В 1605 году Джозеф Холл[2], автор сатир и будущий епископ, впервые посетил Фландрию. «По пути нам встретилось множество церквей, от коих не осталось ничего, кроме груды обломков, повествующих прохожему о былом благочестии и братоубийстве. О, горестные следы войны!.. Однако (чему я немало удивился) хоть храмы и повержены, повсюду попадаются иезуитские коллежи. Мне не встретилось ни единого города, где вышеуказанные учебные заведения уже не открыли бы свои двери либо же не находились в стадии постройки. Чем объяснить сие явление? Неужели политика важнее благочестия? Эта порода (обычно так говорят о лисицах) более всего преуспевает там, где ее больше всего проклинают. Они повсеместно осуждаемы и ненавидимы, наши сторонники противятся их влиянию всеми своими силами, и все же сии плевелы произрастают пышным цветом».
А появлялись коллежи в таком изобилии по очень простой и внятной причине: на них был спрос. Холл и его современники отлично знали, что для иезуитов важнее всего была «политика». Члены ордена создавали свои школы для того, чтобы помочь римско-католической церкви в борьбе с врагами, вольнодумцами и протестантами. Славные пастыри надеялись, что своими наущениями взрастят сословие образованных людей, всецело преданных интересам церкви. Красноречиво выразился Черутти (доведя этим высказыванием до неистовства Жюля Мишле[3]:
«Точно так же, как младенцу в колыбели выправляют рахитичные конечности, необходимо с раннего возраста выправлять человеку волю, дабы она на протяжении всей жизни пребывала здоровой и благодатной». Намерения у учителей были самые решительные, только вот пропагандистская методика хромала. Невзирая на все «выправления», некоторые из лучших иезуитских питомцев по окончании коллежа становились заядлыми вольнодумцами, а то и, подобно Жану Лабадье[4], протестантами. В том, что касалось «политики», система образования не оправдала надежд своих создателей. Публику политические материи не интересовали; публику интересовали хорошие школы, где сыновей научили бы всему, что положено знать образованному молодому человеку. Иезуиты удовлетворяли этот спрос лучше, чем кто бы то ни было.
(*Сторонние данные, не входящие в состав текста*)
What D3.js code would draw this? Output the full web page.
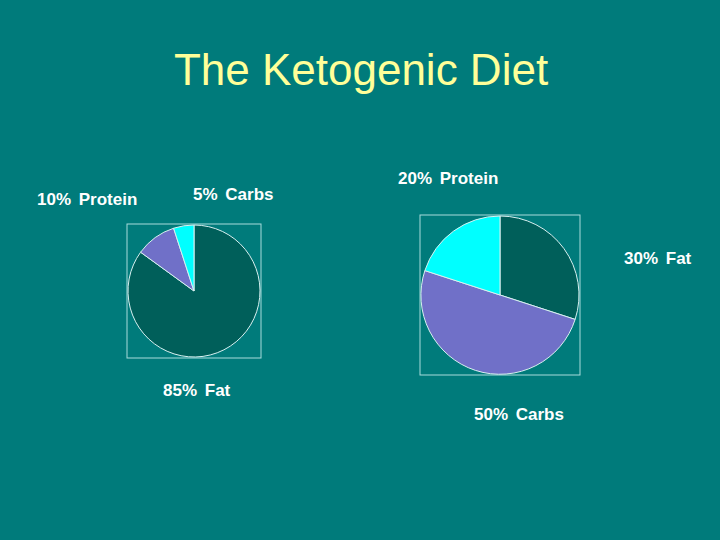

«Что я наблюдал в течение семи лет, проведенных под иезуитским кровом? Умеренность, прилежание, любовь к порядку. Каждый час они посвящали нашему обучению и неукоснительному соблюдению своих обетов. В свидетели своей правоты призываю тысячи и тысячи тех, кто, подобно мне, получил образование у иезуитов». Так писал Вольтер, подтверждая эффективность орденской педагогической системы. И в то же время вся биография Вольтера красноречиво показывает, насколько тщетны были попытки педагогов направить свою науку на цели «политики».